We
often encounter assonant rhyming in day-to-day language (e.g., in
phrases like “mean streets,” “shoot hoops,” and “live wire”), and
it is ubiquitous in popular music (a random example being lines
from a Neil Young song, “I have a friend I’ve never seen./ He hides
his head inside a dream....”). In poetry, by contrast, assonant
end-rhyme has a long history of being viewed as a telltale sign
of a poet’s lack of skill. To better grasp this reputation’s apparent
rehabilitation, it will be helpful briefly to look backward in time
to gain some historical perspective of disapproval and stirrings
in the direction of acceptance of such assonant end-rhymes as husk/dust,
call/waft, and swept/depths.
In
1936, The Complete Rhyming Dictionary and Poet’s Craft Book
was published, an updated edition of which remains in print. While
this dictionary may read quaintly and often amusingly today, it
portrays something of the taste and sentiment of its time. Furthermore,
despite the dictionary’s often dated stances, various of its ideals
continue to survive in assorted states of health and decline.
In
the dictionary’s introduction, the editor, Clement Wood, briefly
examines the ABCs of prosody, factually describing the various meters
and stanzaic forms. In the midst of these workmanly passages appears
a section entitled “Correct and Incorrect Rhyme.” In this section,
Wood begins, “Rhyme is as simple to define as rhythm is difficult,”
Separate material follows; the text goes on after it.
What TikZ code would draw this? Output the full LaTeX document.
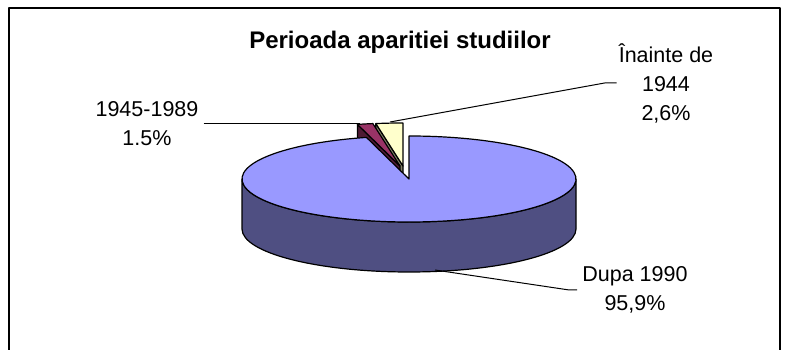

and goes on confidently to note that the only “correct” rhymes are
of the variety of ate/bait/plate/mate/abate/straight/syncopate.
From
the perspective of our allegedly kinder, gentler, politically correct
age (the social workers of which eschew “labeling language”), we
might find amusement in Wood’s confident zest in making his rounds,
segregating the good poets from the bad: “Slovenly rhyming is one
of the sure signs of mediocrity in versification.” Wood provides
several examples of “slovenly” rhymes, to include real/steal
and childhood/wildwood. On the subject of the inadvisability
of attempting to rhyme north with forth, Wood notes,
“If the poet is tone deaf as to sounds, it is best to rely upon
the phonetic symbols above each group of the rhyming words in...this
book.”
Wood
singles out both consonance and assonance as “incorrect rhyme.”
In the case of the former, he notes the unacceptability of such
consonant slant rhyme (or “sour rhyme”) as earth/hearth and
silver/deliver. However, even as Wood was pontificating
on the slovenliness of consonant slant rhyme-endings, Yeats and
Hopkins were in the midst of writing the poems which brought about
their acceptance in British and American poetry.
The
idea of using consonant slant-rhyme line-endings had not sprung
into these poets’ heads ex nihilo. Rather, the ground had
been broken with earlier poets’ efforts. In the seventeenth century,
Henry Vaughan was one of the earliest English poets to attempt to
incorporate consonant slant rhymes as end-rhymes. Later in America,
Emerson and Dickinson vigorously embraced consonant slant-rhyme
line-endings, though their efforts generally continued to be viewed
as more or less odd until the wide acceptance of Yeats’ and Hopkins’
poetry. Since the canonization of Yeats’ and Hopkins’ poetry, consonant
slant-rhyme line-ending has attained general acceptability, even
among the most archly judgmental of formalist poets and readers.